In Consumer Rebate Programs

What’s the best way to appeal to buyers and earn loyalty to your brand? Is it by marking down your products, offering shopping cart codes and deep discounts? Or is it initiating a consumer rebate program, where customers who buy your product can earn some money back?

While there is no one right answer, and both options have their place, it’s important to understand some of the very real problems that deep discounts can present—and, some of the ways in which a rebate program can prove more beneficial. Here are some points to consider before you make a decision for how best to promote your brand to consumers.

Discounts Can Lead to Lost Confidence

While discounts can be effective in a retail setting, an overreliance on discounts can be problematic, specifically because it drains consumer confidence in your product.

That’s because, when you lean heavily on discounts, it suggests that the product isn’t good enough to sell without that discount—or, perhaps, that you’ve overpriced it from the start. Either way, you’ve played your cards already, and the result can be a consumer base that loses its trust in whatever it is you’re selling.

Discounts Can Create Bad Precedents

Another problem with discounts and shopping cart codes is that, once you provide one, you’re almost forced to offer it again. Consumers will come to expect a discount from you—and if the item they want doesn’t have a shopping cart code available for it right now, customers might wait until it’s on sale again.

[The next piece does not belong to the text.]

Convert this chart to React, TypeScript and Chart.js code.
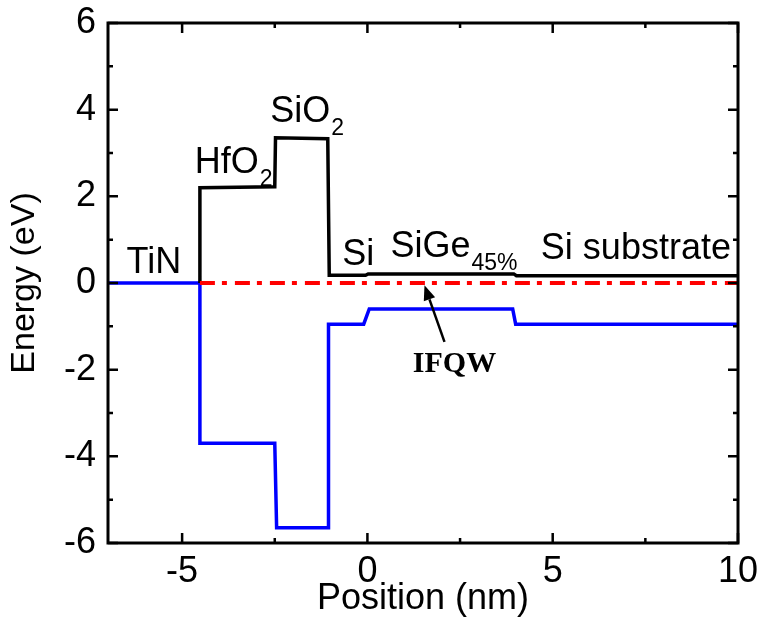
import React, { useEffect, useRef } from "react";
import { Chart, registerables } from "chart.js";
Chart.register(...registerables);

// Conduction band edge (black)
const cbX = [-4.52, -4.52, -2.5, -2.48, -1.07, -1.03, -0.05, 0.02, 3.95, 4.02, 10];
const cbY = [0, 2.2, 2.22, 3.35, 3.33, 0.18, 0.18, 0.21, 0.21, 0.17, 0.17];
// Valence band edge (blue)
const vbX = [-7, -4.52, -4.52, -2.5, -2.45, -1.05, -1.05, -0.1, 0.05, 3.92, 4.0, 10];
const vbY = [0, 0, -3.7, -3.7, -5.65, -5.65, -0.95, -0.95, -0.6, -0.6, -0.95, -0.95];
// Fermi level (red dash-dot)
const efX = [-4.52, 10];
const efY = [0, 0];

const xMajor = [-5, 0, 5, 10];
const xMinor = [-2.5, 2.5, 7.5];
const yMajor = [-6, -4, -2, 0, 2, 4, 6];
const yMinor = [-5, -3, -1, 1, 3, 5];

const xTitle = "Position (nm)";
const yTitle = "Energy (eV)";

// Region labels: text, subscript, anchor position
const labelTexts = ["TiN", "HfO", "SiO", "Si", "SiGe", "Si substrate"];
const labelSubs = ["", "2", "2", "", "45%", ""];
const labelX = [-6.5, -4.66, -2.62, -0.68, 0.62, 4.68];
const labelY = [0.23, 2.54, 3.72, 0.42, 0.6, 0.56];

const arrowText = "IFQW";
const arrowTail = [2.08, -1.36];
const arrowHead = [1.54, -0.05];
const arrowTextPos = [2.35, -2.05];

const SANS = "'Liberation Sans', Arial, sans-serif";

function toPts(xs: number[], ys: number[]) {
  return xs.map((x, i) => ({ x, y: ys[i] }));
}

const framePlugin = {
  id: "frame",
  afterDatasetsDraw(chart: any) {
    const { ctx, chartArea, scales } = chart;
    const { left, right, top, bottom } = chartArea;
    const xs = scales.x;
    const ys = scales.y;
    ctx.save();
    ctx.strokeStyle = "#000";
    ctx.lineWidth = 3;
    ctx.strokeRect(left, top, right - left, bottom - top);
    ctx.lineWidth = 2.5;
    const drawX = (v: number, len: number) => {
      const p = xs.getPixelForValue(v);
      ctx.beginPath();
      ctx.moveTo(p, bottom);
      ctx.lineTo(p, bottom - len);
      ctx.moveTo(p, top);
      ctx.lineTo(p, top + len);
      ctx.stroke();
    };
    const drawY = (v: number, len: number) => {
      const p = ys.getPixelForValue(v);
      ctx.beginPath();
      ctx.moveTo(left, p);
      ctx.lineTo(left + len, p);
      ctx.moveTo(right, p);
      ctx.lineTo(right - len, p);
      ctx.stroke();
    };
    xMajor.forEach((v) => drawX(v, 10));
    xMinor.forEach((v) => drawX(v, 5));
    yMajor.forEach((v) => drawY(v, 10));
    yMinor.forEach((v) => drawY(v, 5));

    // region labels
    ctx.fillStyle = "#000";
    ctx.textBaseline = "alphabetic";
    ctx.textAlign = "left";
    labelTexts.forEach((t, i) => {
      const px = xs.getPixelForValue(labelX[i]);
      const py = ys.getPixelForValue(labelY[i]);
      ctx.font = `36px ${SANS}`;
      ctx.fillText(t, px, py);
      if (labelSubs[i]) {
        const w = ctx.measureText(t).width;
        ctx.font = `23px ${SANS}`;
        ctx.fillText(labelSubs[i], px + w + 1, py + 13);
      }
    });

    // arrow
    const tx = xs.getPixelForValue(arrowTail[0]);
    const ty = ys.getPixelForValue(arrowTail[1]);
    const hx = xs.getPixelForValue(arrowHead[0]);
    const hy = ys.getPixelForValue(arrowHead[1]);
    const ang = Math.atan2(hy - ty, hx - tx);
    const headLen = 15;
    const headW = 6;
    const bx = hx - headLen * Math.cos(ang);
    const by = hy - headLen * Math.sin(ang);
    ctx.strokeStyle = "#000";
    ctx.lineWidth = 2.5;
    ctx.beginPath();
    ctx.moveTo(tx, ty);
    ctx.lineTo(bx, by);
    ctx.stroke();
    ctx.beginPath();
    ctx.moveTo(hx, hy);
    ctx.lineTo(bx + headW * Math.sin(ang), by - headW * Math.cos(ang));
    ctx.lineTo(bx - headW * Math.sin(ang), by + headW * Math.cos(ang));
    ctx.closePath();
    ctx.fill();

    ctx.font = `bold 30px 'Liberation Serif', 'DejaVu Serif', serif`;
    ctx.textAlign = "center";
    ctx.fillText(
      arrowText,
      xs.getPixelForValue(arrowTextPos[0]),
      ys.getPixelForValue(arrowTextPos[1])
    );
    ctx.restore();
  },
};

export default function App() {
  const ref = useRef<HTMLCanvasElement | null>(null);
  useEffect(() => {
    if (!ref.current) return;
    const chart = new Chart(ref.current, {
      type: "scatter",
      data: {
        datasets: [
          {
            data: toPts(efX, efY),
            showLine: true,
            borderColor: "#ff0000",
            borderWidth: 4,
            borderDash: [15, 7, 5, 8],
            pointRadius: 0,
            order: 0,
          },
          {
            data: toPts(cbX, cbY),
            showLine: true,
            borderColor: "#000000",
            borderWidth: 3.5,
            pointRadius: 0,
            order: 1,
          },
          {
            data: toPts(vbX, vbY),
            showLine: true,
            borderColor: "#0000ff",
            borderWidth: 3.5,
            pointRadius: 0,
            order: 2,
          },
        ],
      },
      options: {
        responsive: false,
        animation: false,
        devicePixelRatio: 1,
        layout: { padding: { top: 23, right: 28, left: 0, bottom: 0 } },
        plugins: { legend: { display: false }, tooltip: { enabled: false } },
        scales: {
          x: {
            type: "linear",
            min: -7,
            max: 10,
            afterBuildTicks: (s: any) => {
              s.ticks = xMajor.map((v) => ({ value: v }));
            },
            afterFit: (s: any) => {
              s.height = 79;
              s.paddingLeft = 0;
              s.paddingRight = 0;
            },
            grid: { display: false, drawTicks: false },
            border: { display: false },
            ticks: {
              color: "#000",
              padding: 7,
              font: { family: SANS, size: 36 },
              maxRotation: 0,
              autoSkip: false,
            },
            title: {
              display: true,
              text: xTitle,
              color: "#000",
              font: { family: SANS, size: 36 },
              padding: { top: 0, bottom: 1 },
            },
          },
          y: {
            type: "linear",
            min: -6,
            max: 6,
            afterBuildTicks: (s: any) => {
              s.ticks = yMajor.map((v) => ({ value: v }));
            },
            afterFit: (s: any) => {
              s.width = 108;
              s.paddingTop = 0;
              s.paddingBottom = 0;
            },
            grid: { display: false, drawTicks: false },
            border: { display: false },
            ticks: {
              color: "#000",
              padding: 12,
              font: { family: SANS, size: 36 },
              autoSkip: false,
            },
            title: {
              display: true,
              text: yTitle,
              color: "#000",
              font: { family: SANS, size: 34 },
              padding: { top: 4, bottom: 0 },
            },
          },
        },
      },
      plugins: [framePlugin],
    });
    return () => chart.destroy();
  }, []);
  return (
    <div style={{ position: "absolute", left: 0, top: 0, width: 766, height: 622, background: "#fff" }}>
      <canvas ref={ref} width={766} height={622} style={{ display: "block" }} />
    </div>
  );
}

Or else, they may just feel resentful about being asked to pay full price for something. When that happens, you can expect your customers to start looking at your competition, comparing prices and seeking the best deal.

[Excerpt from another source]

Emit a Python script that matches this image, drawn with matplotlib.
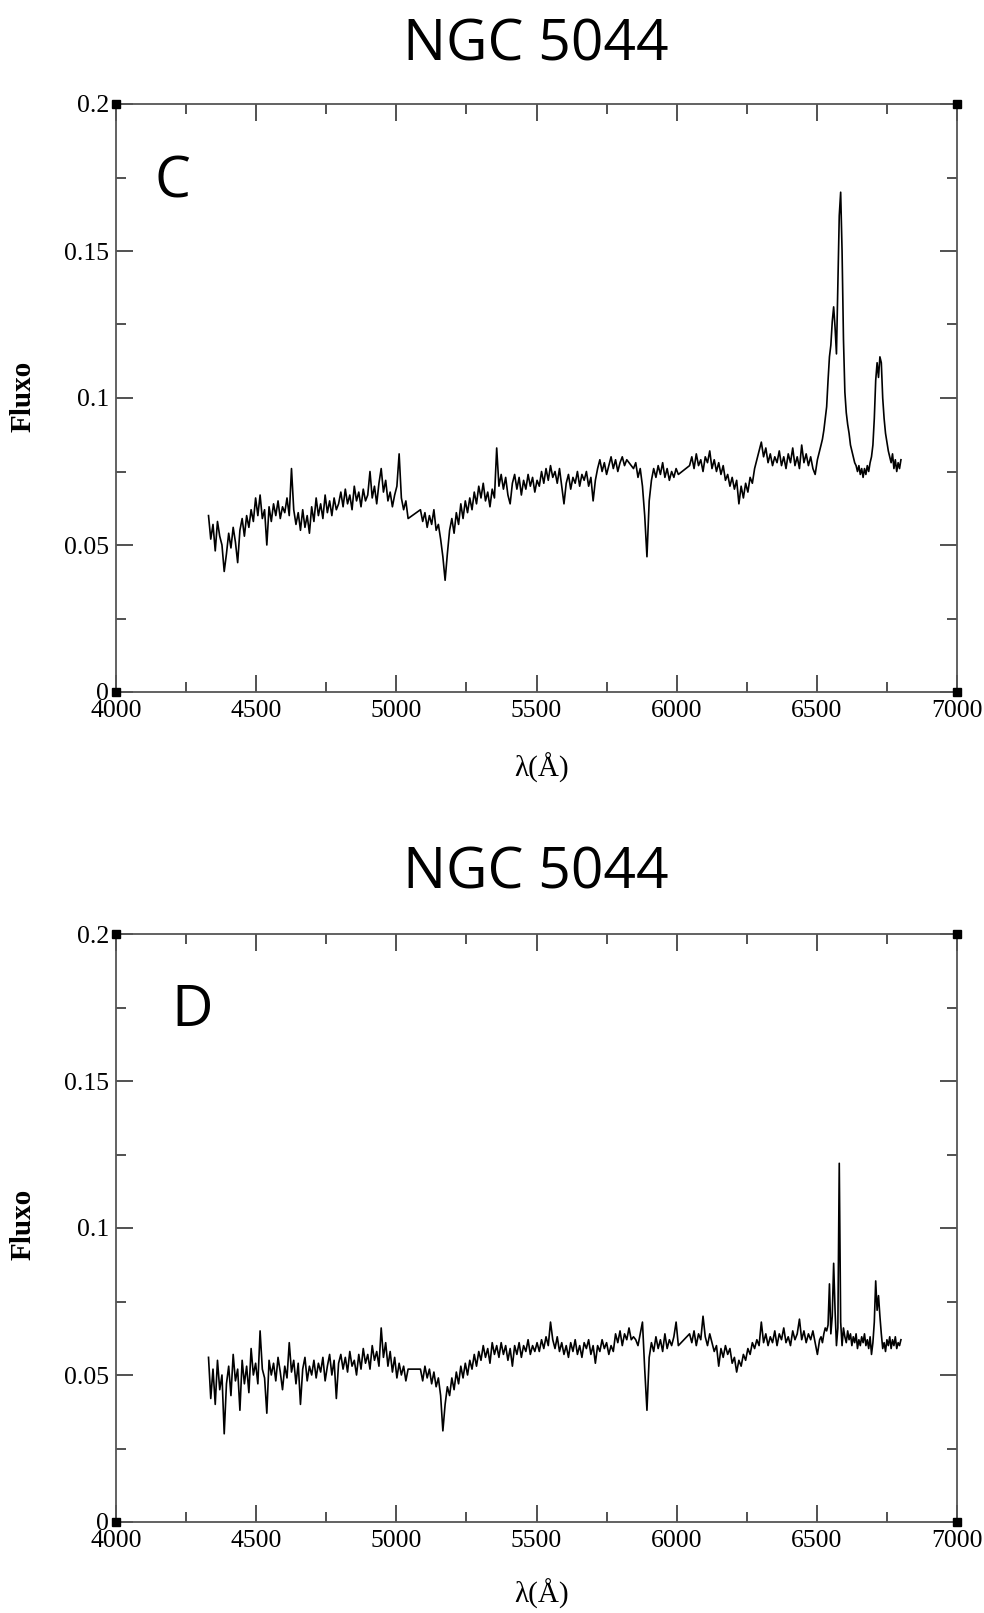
import numpy as np
import matplotlib
matplotlib.use("Agg")
import matplotlib.pyplot as plt
from matplotlib.ticker import MultipleLocator

# ---------------- data (flux in units of 1e-3) ----------------
blue_start, mid_start, red_start, lines_start = 4330, 5086, 6046, 6515
coarse_step, fine_step = 8, 5

c_blue = [60,52,57,48,58,53,50,41,47,54,
          49,56,51,44,55,59,53,60,56,62,
          58,66,60,67,59,62,50,63,58,64,
          60,65,59,63,61,66,60,76,62,57,
          61,55,62,56,60,54,63,58,66,60,
          64,59,67,61,65,60,66,62,64,68,
          63,69,64,67,62,70,65,68,63,69,
          65,67,75,66,70,64,71,76,68,72,
          65,68,63,67,70,81,66,62,65,59]
c_mid = [62,58,61,56,60,57,62,55,57,52,
         46,38,47,55,59,54,61,57,64,59,
         65,61,66,62,68,64,70,66,71,65,
         68,63,69,66,83,70,74,69,73,67,
         64,71,74,69,73,67,72,69,74,70,
         73,68,72,70,75,71,76,72,77,73,
         75,71,76,70,64,71,74,69,73,71,
         75,70,74,72,75,70,73,65,72,76,
         79,75,78,74,77,80,76,79,75,78,
         80,77,79,78,77,76,78,73,76,70,
         60,46,65,72,76,73,77,74,78,73,
         76,72,75,73,76,74]
c_red = [77,80,76,81,77,79,75,80,78,82,
         76,79,75,78,74,77,72,74,70,73,
         69,72,64,70,66,71,68,73,71,76,
         79,82,85,80,83,78,81,77,80,78,
         82,77,80,76,81,78,83,77,80,76,
         84,78,81,77,80,76,74,79,82]
c_lines = [84,86,89,93,97,106,114,118,126,131,
           124,115,138,162,170,150,120,102,95,91,
           88,84,82,80,78,77,75,77,74,76,
           73,76,74,77,75,78,80,84,93,106,
           112,107,114,112,100,93,88,85,82,80,
           78,81,76,79,75,78,76,79]

d_blue = [56,42,52,40,55,45,50,30,47,53,
          43,57,48,52,38,55,47,53,44,59,
          50,54,47,65,52,49,37,55,50,54,
          48,56,51,45,53,49,61,51,55,47,
          54,40,52,56,48,53,50,55,49,54,
          51,56,48,53,57,50,55,42,54,57,
          52,56,51,58,53,55,50,57,52,59,
          54,57,52,60,55,58,53,66,56,61,
          53,58,51,56,49,54,50,53,48,52]
d_mid = [52,48,53,49,52,47,51,46,49,43,
         31,40,46,43,49,45,51,47,53,49,
         54,50,55,52,57,53,58,55,60,56,
         59,54,61,57,60,56,61,57,60,55,
         59,53,60,57,61,56,60,58,62,57,
         60,58,61,58,62,59,63,60,68,62,
         59,63,58,61,57,60,56,61,58,62,
         57,60,56,61,59,62,57,60,54,60,
         58,62,59,61,57,60,58,64,61,65,
         60,64,62,66,62,63,62,60,64,68,
         52,38,56,61,58,63,59,62,58,64,
         59,62,60,63,68,60]
d_red = [64,61,65,60,64,62,70,63,60,64,
         61,58,60,53,59,56,60,57,59,54,
         56,51,55,53,57,55,59,57,61,59,
         62,60,68,61,64,60,63,61,65,60,
         64,62,66,61,63,60,65,62,64,69,
         62,65,61,64,62,65,61,57,62]
d_lines = [63,61,64,66,65,67,81,64,70,88,
           72,60,66,122,68,60,66,63,61,65,
           62,64,60,63,61,64,59,62,60,63,
           61,64,60,62,59,63,57,61,68,82,
           72,77,70,64,59,61,58,62,60,63,
           59,62,60,63,59,61,60,62]

x_ticks = [4000, 4500, 5000, 5500, 6000, 6500, 7000]
x_tick_labels = ["4000", "4500", "5000", "5500", "6000", "6500", "7000"]
y_ticks = [0, 0.05, 0.1, 0.15, 0.2]
y_tick_labels = ["0", "0.05", "0.1", "0.15", "0.2"]
panel_titles = ["NGC 5044", "NGC 5044"]
panel_letters = ["C", "D"]
y_label = "Fluxo"
x_label = "λ(Å)"


def spectrum(blue, mid, red, lines):
    parts = [(blue_start, coarse_step, blue), (mid_start, coarse_step, mid),
             (red_start, coarse_step, red), (lines_start, fine_step, lines)]
    wl = np.concatenate([s + st * np.arange(len(v)) for s, st, v in parts])
    fl = np.concatenate([np.asarray(v, float) / 1000.0 for _, _, v in parts])
    return wl, fl


spectra = [spectrum(c_blue, c_mid, c_red, c_lines),
           spectrum(d_blue, d_mid, d_red, d_lines)]

# ---------------- figure ----------------
W, H = 984, 1613
fig = plt.figure(figsize=(W / 100, H / 100), dpi=100)

serif = "Liberation Serif"
sans = "Open Sans"

panels = [
    dict(top=104, bottom=692, title_y=46, ylab_y=396, xlab_y=768, letter_xy=(4200, 0.1731)),
    dict(top=934, bottom=1522, title_y=874, ylab_y=1224, xlab_y=1594, letter_xy=(4272, 0.1738)),
]
left_px, right_px = 116, 957

for i, p in enumerate(panels):
    ax = fig.add_axes([left_px / W, 1 - p["bottom"] / H,
                       (right_px - left_px) / W, (p["bottom"] - p["top"]) / H])
    wl, fl = spectra[i]
    ax.plot(wl, fl, color="black", lw=1.2)
    ax.set_xlim(4000, 7000)
    ax.set_ylim(0, 0.2)
    ax.set_xticks(x_ticks)
    ax.set_xticklabels(x_tick_labels, fontfamily=serif, fontsize=18.5)
    ax.set_yticks(y_ticks)
    ax.set_yticklabels(y_tick_labels, fontfamily=serif, fontsize=18.5)
    ax.xaxis.set_minor_locator(MultipleLocator(250))
    ax.yaxis.set_minor_locator(MultipleLocator(0.025))
    ax.tick_params(which="both", direction="in", top=True, right=True,
                   labeltop=False, labelright=False, color="#222222")
    ax.tick_params(which="major", length=12, width=1.1)
    ax.tick_params(axis="x", which="major", pad=5.5)
    ax.tick_params(axis="y", which="major", pad=5)
    ax.tick_params(which="minor", length=7, width=1.1)
    for sp in ax.spines.values():
        sp.set_color("#555555")
        sp.set_linewidth(1.3)
    # corner squares
    ax.plot([0, 1, 0, 1], [0, 0, 1, 1], "s", ms=6, color="black",
            transform=ax.transAxes, clip_on=False, zorder=6)
    ax.text(p["letter_xy"][0], p["letter_xy"][1], panel_letters[i],
            fontsize=41, family=sans, ha="center", va="center")

    fig.text(536 / W, 1 - p["title_y"] / H, panel_titles[i], fontsize=41,
             family=sans, ha="center", va="center")
    fig.text(23 / W, 1 - p["ylab_y"] / H, y_label, fontsize=21, family=serif,
             fontweight="bold", rotation=90, ha="center", va="center")
    fig.text(542 / W, 1 - p["xlab_y"] / H, x_label, fontsize=21, family=serif,
             ha="center", va="center")

fig.savefig("out.png", dpi=100, facecolor="white")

Discounts Lower Value Perceptions

Value tends to be closely associated with price; when something is priced higher, people assume it’s worth it. But when you offer steep discounts, it creates the impression that maybe your product isn’t that valuable after all. Your sales reps can, in turn, have a harder time moving inventory.

There’s a reason why Jaguars are never marked down, and why other luxury brands typically aren’t known for their big discounts and sales. It’s because they have created a strong sense of value—the impression that their products are worth more. Shopping cart codes can destroy that impression.

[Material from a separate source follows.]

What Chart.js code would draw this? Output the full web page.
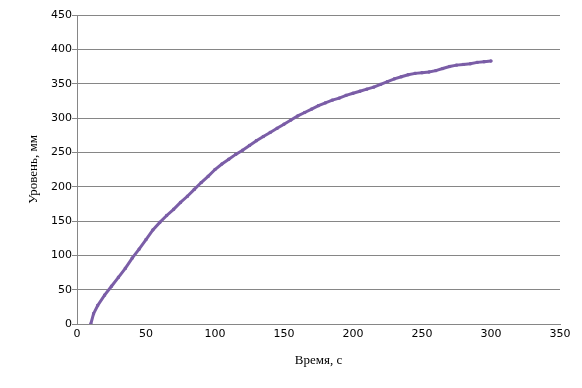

With Discounts, Price Becomes the Sole Focus

Another important point to make about discounts and shopping cart codes is that, when you introduce them into any sales situation, they immediately make price the sole focus. If affordability is your product’s greatest feature, that can actually be a good thing—but if you’re hoping to focus on your product’s utility, reliability, or aesthetics, then a discount can actually undermine those efforts.

You just have to ask yourself what you want the focus to be—on your price, or on something else? Companies that rely on discounts will quickly find that price is the big thing they are known for.

Discounts Cut into Profits

The final point about shopping cart codes is perhaps the most obvious one, but still one worth voicing: When you discount a product, you eat into your profit margins and may have a harder time hitting those revenue goals. Of course, some companies price their items with future discounts in mind, but even so, it’s important to remember: Discounting yourself out of business is a very real possibility.

Those are some of the major drawbacks that come with shopping cart codes—but what about customer rebate programs?

The Value in Customer Rebate Programs

Often, customer rebate programs are perceived to be somewhat old-fashioned. That’s because many people associate them with the old mail-in model. Today, though, digital rebates provide a more seamless experience, and allow the end user to receive rapid results—making rebate programs incredibly valuable.

In fact, customer rebate programs can provide some perks that discount codes can’t. One is that they actually allow you to collect some meaningful consumer data; if you require consumers to input some basic information before they can redeem their rebate, that’s data you can use to better hone and target your future marketing efforts.

Another noteworthy aspect of digital rebates is that they do not require the user to submit as much physical proof of purchase—which means that the opt-in rate for digital rebates is somewhere close to 100 percent.